[Source code of charts]
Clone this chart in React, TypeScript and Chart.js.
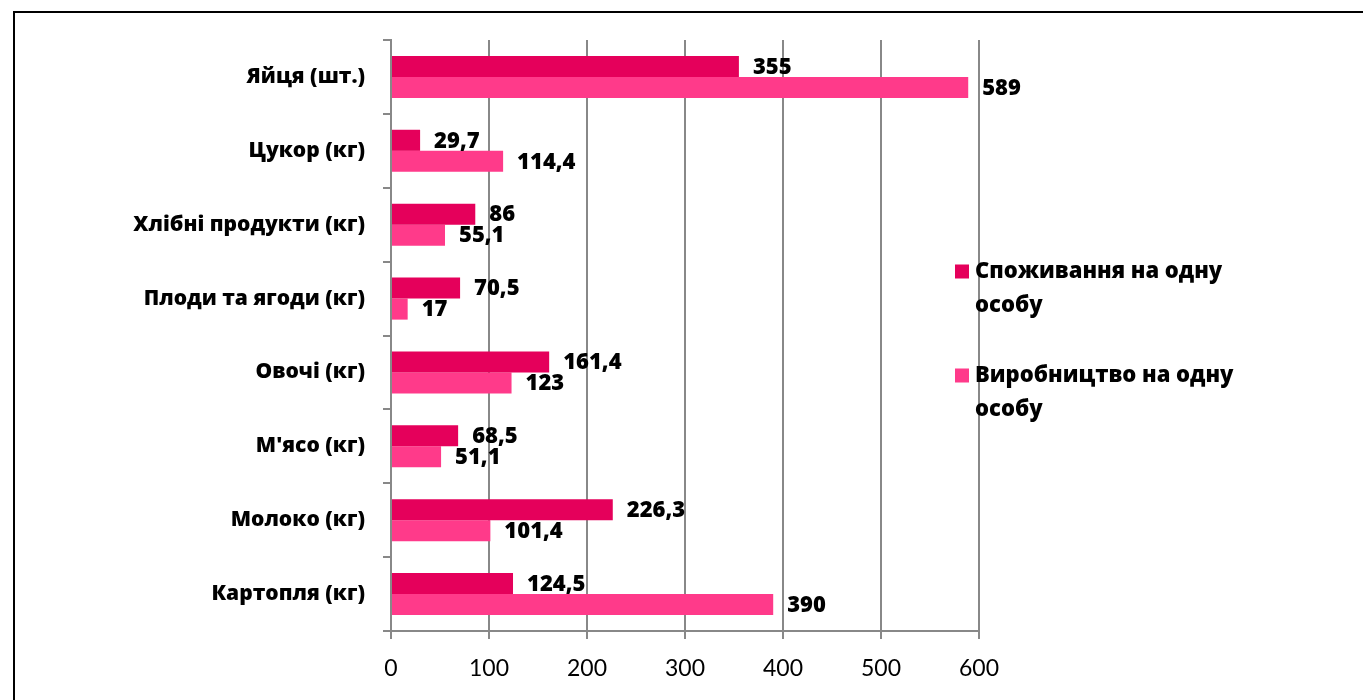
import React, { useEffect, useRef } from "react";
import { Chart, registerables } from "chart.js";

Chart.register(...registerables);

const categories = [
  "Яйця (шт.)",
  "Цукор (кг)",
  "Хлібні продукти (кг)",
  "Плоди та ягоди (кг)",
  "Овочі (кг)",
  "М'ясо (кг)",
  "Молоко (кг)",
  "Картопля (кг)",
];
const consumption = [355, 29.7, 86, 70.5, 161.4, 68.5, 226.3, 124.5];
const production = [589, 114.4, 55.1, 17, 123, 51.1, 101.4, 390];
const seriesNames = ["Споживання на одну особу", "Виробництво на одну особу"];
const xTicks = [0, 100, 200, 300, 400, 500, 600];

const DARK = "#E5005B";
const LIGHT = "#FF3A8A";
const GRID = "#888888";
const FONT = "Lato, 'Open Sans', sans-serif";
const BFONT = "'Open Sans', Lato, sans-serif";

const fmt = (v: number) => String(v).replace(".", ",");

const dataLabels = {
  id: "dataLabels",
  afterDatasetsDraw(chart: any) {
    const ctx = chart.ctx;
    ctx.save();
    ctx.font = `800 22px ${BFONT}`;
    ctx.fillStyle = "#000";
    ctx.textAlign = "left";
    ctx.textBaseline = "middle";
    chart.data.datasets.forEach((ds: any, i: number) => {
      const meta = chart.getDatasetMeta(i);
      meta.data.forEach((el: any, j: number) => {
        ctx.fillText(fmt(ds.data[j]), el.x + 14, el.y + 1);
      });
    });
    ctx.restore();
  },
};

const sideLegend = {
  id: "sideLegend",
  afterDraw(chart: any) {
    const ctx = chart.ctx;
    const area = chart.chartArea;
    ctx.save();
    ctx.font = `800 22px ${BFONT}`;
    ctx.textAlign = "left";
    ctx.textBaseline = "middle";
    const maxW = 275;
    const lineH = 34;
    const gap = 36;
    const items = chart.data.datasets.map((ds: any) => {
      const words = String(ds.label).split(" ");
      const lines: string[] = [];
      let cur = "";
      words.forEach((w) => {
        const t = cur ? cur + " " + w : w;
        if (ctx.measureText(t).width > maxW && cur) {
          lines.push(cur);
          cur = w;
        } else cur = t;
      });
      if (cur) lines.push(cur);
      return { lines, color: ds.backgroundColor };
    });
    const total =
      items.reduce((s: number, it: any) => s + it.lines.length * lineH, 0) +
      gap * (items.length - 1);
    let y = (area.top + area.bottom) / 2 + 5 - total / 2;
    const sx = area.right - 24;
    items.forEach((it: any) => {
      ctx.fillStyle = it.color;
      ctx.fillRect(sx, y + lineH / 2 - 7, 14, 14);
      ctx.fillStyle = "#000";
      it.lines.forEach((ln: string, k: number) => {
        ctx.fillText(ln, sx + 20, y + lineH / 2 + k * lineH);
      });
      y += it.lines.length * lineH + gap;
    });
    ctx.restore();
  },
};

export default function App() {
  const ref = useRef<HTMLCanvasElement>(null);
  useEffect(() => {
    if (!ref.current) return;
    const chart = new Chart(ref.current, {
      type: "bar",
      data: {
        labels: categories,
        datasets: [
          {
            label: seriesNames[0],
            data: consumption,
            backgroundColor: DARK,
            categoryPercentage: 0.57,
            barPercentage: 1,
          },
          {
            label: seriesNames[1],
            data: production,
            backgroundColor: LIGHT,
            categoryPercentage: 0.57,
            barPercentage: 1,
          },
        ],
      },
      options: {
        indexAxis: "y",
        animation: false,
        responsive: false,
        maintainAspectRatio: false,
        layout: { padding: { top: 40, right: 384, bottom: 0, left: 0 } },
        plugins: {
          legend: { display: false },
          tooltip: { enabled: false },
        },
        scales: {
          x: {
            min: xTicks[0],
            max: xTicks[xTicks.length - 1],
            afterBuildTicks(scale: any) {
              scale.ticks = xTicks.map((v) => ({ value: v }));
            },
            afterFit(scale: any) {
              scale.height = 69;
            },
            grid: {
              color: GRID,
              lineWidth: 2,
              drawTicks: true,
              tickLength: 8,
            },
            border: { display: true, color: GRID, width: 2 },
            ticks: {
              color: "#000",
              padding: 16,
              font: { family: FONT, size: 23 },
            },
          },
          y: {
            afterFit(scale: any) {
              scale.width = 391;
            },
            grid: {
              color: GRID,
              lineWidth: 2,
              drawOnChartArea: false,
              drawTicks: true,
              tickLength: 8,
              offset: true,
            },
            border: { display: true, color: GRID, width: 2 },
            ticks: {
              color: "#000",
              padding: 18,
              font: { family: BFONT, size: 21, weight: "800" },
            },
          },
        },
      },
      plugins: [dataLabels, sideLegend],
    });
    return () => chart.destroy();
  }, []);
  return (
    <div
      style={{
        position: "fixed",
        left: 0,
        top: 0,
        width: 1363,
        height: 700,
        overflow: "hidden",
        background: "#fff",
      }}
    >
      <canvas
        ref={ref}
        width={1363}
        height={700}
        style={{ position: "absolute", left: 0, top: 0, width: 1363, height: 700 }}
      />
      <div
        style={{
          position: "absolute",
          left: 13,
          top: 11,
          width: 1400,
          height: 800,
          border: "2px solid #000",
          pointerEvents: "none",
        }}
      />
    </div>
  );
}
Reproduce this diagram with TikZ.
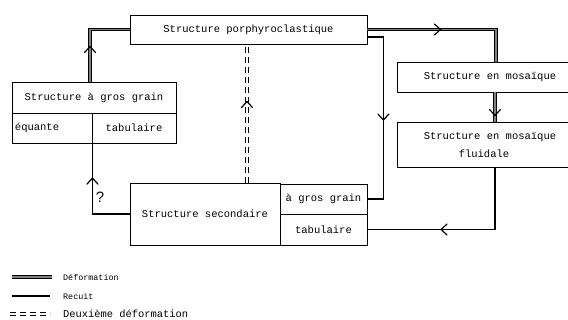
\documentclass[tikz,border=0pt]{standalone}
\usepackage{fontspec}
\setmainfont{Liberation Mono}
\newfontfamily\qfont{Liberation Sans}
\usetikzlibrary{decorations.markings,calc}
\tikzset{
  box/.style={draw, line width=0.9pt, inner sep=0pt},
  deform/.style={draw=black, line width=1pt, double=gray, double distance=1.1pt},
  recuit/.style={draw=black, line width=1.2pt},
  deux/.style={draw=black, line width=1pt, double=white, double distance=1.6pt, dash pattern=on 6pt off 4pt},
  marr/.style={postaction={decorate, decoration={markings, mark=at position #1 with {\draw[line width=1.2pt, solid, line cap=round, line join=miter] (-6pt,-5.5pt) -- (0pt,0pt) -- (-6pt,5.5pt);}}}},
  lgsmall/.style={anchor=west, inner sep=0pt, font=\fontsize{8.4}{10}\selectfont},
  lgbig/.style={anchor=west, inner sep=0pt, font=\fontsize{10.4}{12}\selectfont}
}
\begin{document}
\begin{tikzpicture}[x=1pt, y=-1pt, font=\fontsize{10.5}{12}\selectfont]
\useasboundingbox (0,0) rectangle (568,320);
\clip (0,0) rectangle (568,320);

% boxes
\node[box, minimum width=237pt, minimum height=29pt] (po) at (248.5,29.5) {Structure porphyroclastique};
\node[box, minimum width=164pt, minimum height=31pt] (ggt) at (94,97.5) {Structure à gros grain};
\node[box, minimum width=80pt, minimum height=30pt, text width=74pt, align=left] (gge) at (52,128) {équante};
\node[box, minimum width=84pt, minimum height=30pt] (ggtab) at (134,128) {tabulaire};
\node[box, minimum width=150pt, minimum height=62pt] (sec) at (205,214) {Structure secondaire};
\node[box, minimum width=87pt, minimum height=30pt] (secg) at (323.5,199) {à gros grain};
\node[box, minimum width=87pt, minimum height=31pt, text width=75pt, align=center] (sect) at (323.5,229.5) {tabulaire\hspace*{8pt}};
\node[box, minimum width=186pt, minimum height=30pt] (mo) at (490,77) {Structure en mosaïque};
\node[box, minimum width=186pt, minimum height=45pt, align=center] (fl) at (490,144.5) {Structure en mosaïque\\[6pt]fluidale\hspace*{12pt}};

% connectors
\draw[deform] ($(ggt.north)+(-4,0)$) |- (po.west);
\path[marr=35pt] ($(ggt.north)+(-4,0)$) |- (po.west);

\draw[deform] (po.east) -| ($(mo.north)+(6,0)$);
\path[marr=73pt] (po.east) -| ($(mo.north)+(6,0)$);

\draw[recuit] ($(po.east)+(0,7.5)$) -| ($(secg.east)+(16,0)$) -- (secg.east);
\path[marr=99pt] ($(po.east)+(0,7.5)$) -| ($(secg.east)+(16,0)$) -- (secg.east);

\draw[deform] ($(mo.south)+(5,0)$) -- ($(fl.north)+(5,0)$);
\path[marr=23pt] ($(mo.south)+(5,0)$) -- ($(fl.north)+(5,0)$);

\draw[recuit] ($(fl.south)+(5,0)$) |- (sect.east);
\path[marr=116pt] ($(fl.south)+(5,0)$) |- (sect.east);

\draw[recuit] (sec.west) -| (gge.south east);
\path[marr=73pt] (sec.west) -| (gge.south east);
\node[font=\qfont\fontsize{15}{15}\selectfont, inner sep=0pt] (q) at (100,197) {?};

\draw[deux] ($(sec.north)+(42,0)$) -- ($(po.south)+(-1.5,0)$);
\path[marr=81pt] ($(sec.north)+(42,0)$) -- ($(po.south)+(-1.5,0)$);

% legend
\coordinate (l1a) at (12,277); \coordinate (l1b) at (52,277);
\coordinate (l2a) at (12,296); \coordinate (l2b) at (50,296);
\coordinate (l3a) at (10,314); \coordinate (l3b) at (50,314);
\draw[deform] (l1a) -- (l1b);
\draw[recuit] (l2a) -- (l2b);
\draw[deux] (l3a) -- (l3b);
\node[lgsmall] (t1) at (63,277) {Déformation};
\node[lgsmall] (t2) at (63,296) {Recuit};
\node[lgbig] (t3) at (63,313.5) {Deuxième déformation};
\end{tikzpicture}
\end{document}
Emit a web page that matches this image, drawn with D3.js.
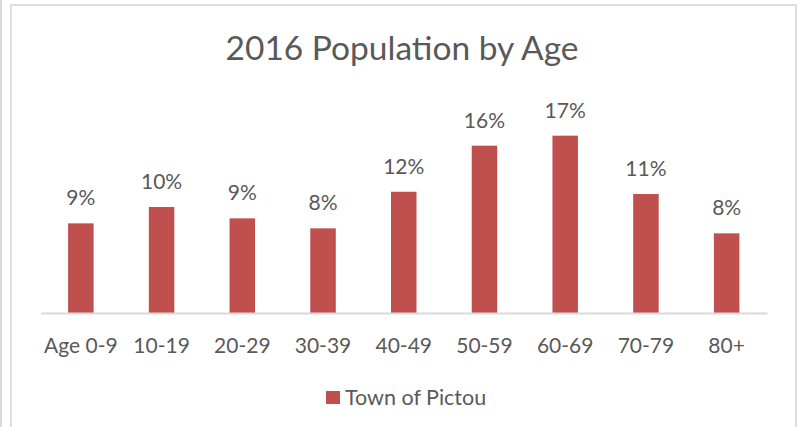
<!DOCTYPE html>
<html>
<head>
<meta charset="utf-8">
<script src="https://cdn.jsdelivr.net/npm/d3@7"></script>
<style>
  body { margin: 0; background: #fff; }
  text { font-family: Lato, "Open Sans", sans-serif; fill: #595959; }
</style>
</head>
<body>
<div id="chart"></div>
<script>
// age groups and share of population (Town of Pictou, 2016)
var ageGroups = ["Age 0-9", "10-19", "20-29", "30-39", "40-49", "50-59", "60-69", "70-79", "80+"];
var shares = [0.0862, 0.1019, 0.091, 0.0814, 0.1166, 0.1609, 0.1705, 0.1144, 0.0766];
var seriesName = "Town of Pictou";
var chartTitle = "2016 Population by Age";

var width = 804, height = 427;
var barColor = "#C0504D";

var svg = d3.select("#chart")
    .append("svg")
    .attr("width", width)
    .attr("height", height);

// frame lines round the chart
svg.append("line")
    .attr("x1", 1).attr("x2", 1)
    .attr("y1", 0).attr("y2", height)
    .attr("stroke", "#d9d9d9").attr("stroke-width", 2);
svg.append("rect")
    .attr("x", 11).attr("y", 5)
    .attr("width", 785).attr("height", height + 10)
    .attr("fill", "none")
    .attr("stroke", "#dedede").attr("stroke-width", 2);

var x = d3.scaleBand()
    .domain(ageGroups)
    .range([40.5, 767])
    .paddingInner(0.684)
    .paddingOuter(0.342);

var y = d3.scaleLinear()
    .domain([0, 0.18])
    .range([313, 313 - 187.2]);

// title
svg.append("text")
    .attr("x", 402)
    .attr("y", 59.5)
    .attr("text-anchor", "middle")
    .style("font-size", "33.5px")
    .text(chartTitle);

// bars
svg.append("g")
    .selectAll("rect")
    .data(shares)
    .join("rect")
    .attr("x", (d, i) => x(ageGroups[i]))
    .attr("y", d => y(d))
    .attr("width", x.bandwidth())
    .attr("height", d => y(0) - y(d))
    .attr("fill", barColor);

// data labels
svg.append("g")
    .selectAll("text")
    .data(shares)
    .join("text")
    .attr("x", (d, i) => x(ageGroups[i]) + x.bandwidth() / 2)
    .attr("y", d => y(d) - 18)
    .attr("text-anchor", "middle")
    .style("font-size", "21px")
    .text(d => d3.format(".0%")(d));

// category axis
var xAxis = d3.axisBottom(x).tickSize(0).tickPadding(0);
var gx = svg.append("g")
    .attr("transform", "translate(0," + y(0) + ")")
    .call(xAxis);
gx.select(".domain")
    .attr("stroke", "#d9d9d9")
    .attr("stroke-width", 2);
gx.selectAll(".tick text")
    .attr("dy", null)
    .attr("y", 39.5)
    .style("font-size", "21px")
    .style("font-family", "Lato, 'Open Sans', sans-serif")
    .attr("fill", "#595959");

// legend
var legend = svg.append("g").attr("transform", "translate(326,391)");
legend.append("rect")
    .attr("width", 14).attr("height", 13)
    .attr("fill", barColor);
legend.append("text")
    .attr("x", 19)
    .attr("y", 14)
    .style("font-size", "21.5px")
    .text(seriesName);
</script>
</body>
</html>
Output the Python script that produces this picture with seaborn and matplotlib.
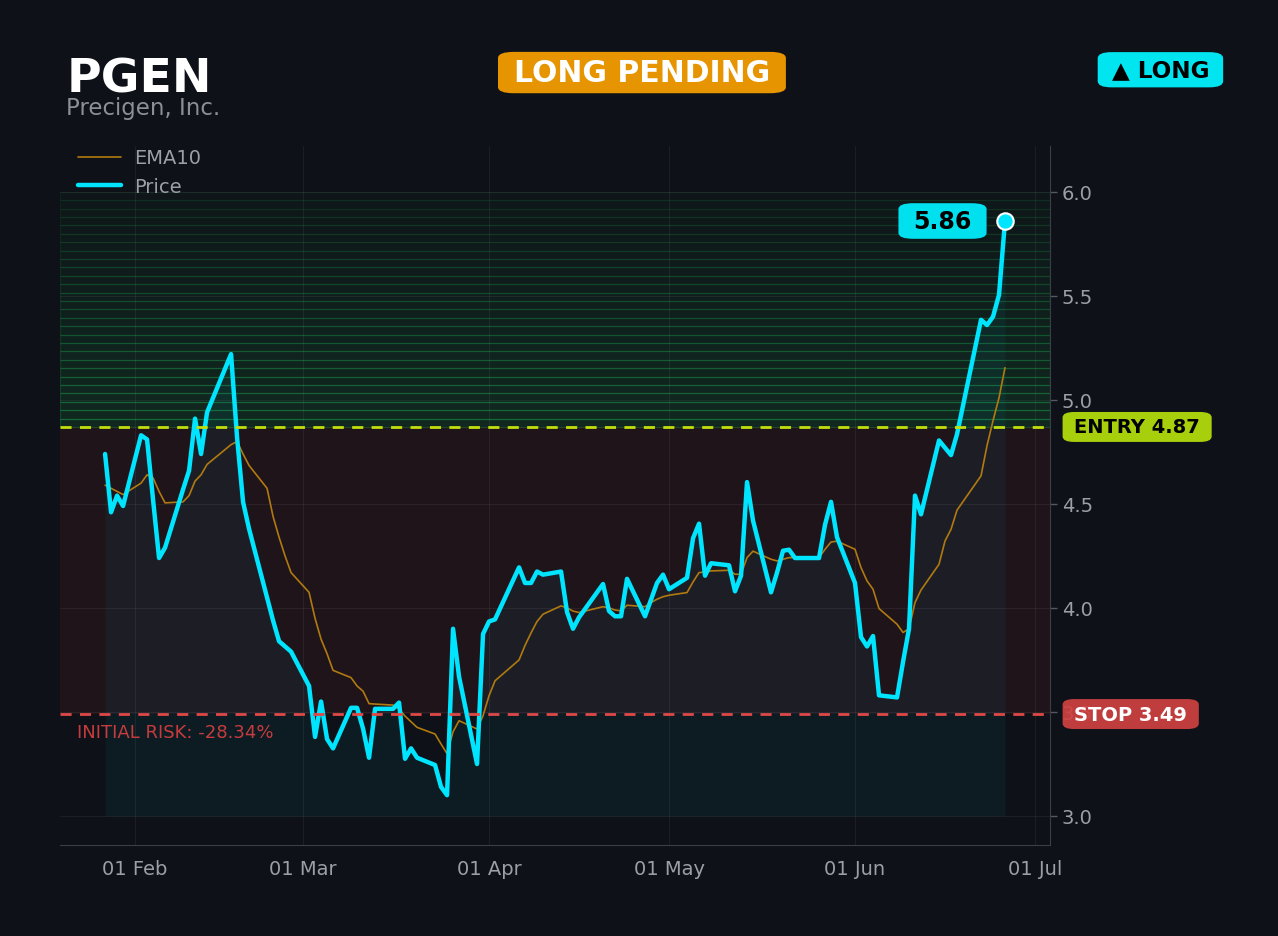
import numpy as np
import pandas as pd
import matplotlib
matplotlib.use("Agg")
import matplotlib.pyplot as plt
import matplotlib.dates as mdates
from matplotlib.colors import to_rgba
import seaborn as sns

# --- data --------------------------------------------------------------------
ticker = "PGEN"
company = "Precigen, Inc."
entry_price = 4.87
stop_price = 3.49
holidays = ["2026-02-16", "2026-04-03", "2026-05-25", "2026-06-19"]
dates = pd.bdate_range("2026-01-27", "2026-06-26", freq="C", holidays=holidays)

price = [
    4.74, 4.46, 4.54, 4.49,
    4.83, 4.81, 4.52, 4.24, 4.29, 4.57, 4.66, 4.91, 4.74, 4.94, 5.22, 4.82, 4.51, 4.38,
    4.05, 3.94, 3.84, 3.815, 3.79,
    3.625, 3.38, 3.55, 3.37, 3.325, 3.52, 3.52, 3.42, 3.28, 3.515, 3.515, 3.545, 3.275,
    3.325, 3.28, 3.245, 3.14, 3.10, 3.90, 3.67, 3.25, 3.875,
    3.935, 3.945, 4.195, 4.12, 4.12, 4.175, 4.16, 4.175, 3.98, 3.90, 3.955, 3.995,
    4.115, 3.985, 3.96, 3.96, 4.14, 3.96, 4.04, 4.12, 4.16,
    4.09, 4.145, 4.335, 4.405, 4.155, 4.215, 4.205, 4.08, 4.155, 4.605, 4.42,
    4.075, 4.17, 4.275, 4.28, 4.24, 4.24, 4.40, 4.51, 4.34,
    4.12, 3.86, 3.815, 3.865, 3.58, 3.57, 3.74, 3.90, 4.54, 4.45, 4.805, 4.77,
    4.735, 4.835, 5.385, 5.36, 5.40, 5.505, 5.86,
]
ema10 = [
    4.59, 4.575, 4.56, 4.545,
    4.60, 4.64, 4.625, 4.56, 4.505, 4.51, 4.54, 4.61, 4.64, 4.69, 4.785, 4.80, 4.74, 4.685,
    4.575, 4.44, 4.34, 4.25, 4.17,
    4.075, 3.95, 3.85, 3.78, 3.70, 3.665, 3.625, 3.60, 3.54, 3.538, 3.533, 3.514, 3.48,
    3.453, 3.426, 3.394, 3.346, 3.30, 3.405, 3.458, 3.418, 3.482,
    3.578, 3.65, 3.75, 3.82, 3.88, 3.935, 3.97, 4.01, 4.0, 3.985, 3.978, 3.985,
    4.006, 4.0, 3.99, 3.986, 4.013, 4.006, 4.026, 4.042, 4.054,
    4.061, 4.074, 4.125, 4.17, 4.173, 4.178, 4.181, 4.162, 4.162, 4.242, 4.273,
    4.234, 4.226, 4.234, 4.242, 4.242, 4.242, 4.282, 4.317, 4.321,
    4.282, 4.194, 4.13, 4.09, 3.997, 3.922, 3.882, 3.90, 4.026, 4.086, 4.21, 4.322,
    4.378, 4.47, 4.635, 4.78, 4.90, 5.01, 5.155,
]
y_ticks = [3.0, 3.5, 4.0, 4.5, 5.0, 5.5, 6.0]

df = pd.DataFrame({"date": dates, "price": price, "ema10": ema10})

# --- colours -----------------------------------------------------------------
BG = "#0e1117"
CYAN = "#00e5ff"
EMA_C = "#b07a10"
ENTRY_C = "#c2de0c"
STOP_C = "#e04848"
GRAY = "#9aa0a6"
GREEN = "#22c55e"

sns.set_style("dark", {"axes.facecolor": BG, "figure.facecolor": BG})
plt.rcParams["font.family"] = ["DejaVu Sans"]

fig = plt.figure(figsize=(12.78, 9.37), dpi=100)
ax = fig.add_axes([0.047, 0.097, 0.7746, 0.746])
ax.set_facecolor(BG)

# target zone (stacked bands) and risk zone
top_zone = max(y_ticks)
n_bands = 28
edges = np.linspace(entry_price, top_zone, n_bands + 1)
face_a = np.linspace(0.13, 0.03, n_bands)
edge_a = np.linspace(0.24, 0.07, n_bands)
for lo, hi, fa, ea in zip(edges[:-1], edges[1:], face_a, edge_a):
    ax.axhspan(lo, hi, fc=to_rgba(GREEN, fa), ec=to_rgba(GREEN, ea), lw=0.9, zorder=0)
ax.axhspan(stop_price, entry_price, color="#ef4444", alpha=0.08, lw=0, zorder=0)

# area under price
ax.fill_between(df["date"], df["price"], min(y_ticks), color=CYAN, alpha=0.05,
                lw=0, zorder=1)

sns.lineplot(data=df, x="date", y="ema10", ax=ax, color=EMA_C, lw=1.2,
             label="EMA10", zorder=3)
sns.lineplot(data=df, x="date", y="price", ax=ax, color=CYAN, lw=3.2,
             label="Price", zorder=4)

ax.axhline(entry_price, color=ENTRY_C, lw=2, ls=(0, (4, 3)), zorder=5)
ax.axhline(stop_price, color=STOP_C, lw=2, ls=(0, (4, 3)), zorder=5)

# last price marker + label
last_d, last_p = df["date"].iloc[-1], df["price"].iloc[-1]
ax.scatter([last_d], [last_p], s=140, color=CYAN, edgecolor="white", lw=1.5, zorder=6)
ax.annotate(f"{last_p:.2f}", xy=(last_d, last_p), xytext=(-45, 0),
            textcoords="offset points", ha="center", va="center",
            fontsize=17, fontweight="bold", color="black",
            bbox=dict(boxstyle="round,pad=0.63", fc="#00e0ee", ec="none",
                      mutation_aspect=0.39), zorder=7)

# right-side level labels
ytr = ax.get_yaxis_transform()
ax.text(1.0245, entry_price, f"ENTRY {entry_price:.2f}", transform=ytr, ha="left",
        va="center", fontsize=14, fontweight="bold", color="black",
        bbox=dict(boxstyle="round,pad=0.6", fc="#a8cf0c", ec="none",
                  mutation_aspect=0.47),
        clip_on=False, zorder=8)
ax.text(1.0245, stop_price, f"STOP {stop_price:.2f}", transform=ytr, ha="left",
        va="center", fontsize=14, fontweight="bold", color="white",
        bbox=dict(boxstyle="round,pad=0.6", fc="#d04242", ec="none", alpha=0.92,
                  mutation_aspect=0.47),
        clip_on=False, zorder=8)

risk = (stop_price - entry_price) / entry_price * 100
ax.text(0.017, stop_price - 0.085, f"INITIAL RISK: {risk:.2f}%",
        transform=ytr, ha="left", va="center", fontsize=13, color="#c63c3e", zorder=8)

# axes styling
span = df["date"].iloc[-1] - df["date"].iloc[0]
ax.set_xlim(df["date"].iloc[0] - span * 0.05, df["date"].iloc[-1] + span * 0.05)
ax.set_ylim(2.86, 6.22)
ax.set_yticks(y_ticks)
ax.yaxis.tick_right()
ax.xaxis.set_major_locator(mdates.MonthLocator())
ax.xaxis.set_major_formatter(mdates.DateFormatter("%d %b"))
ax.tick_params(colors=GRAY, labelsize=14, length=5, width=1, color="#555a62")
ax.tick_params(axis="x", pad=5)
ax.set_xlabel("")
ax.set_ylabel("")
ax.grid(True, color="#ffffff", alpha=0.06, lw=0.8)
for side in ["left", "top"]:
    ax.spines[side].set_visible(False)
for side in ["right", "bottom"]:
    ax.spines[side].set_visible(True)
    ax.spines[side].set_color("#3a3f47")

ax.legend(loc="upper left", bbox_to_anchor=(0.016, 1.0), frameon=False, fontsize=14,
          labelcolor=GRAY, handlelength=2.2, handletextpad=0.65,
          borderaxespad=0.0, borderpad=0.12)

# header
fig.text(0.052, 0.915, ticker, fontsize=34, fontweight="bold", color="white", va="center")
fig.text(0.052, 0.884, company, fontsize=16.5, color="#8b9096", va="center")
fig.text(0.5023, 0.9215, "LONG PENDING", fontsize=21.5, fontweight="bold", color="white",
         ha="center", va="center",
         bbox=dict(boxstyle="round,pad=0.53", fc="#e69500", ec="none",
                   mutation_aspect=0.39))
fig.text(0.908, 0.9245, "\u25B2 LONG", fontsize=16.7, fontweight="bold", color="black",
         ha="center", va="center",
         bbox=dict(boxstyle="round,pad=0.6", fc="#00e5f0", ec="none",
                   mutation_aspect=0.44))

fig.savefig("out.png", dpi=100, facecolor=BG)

- [TASK TO CARRY OUT]:
With the pictures left out, restate word for word every line of the data above, from the first down to the line that contains "Chart.register(...registerables);".

- [WRITTEN RESPONSE]:
Clone this chart in React, TypeScript and Chart.js.
import React, { useEffect, useRef } from "react";
import { Chart, registerables } from "chart.js";

Chart.register(...registerables);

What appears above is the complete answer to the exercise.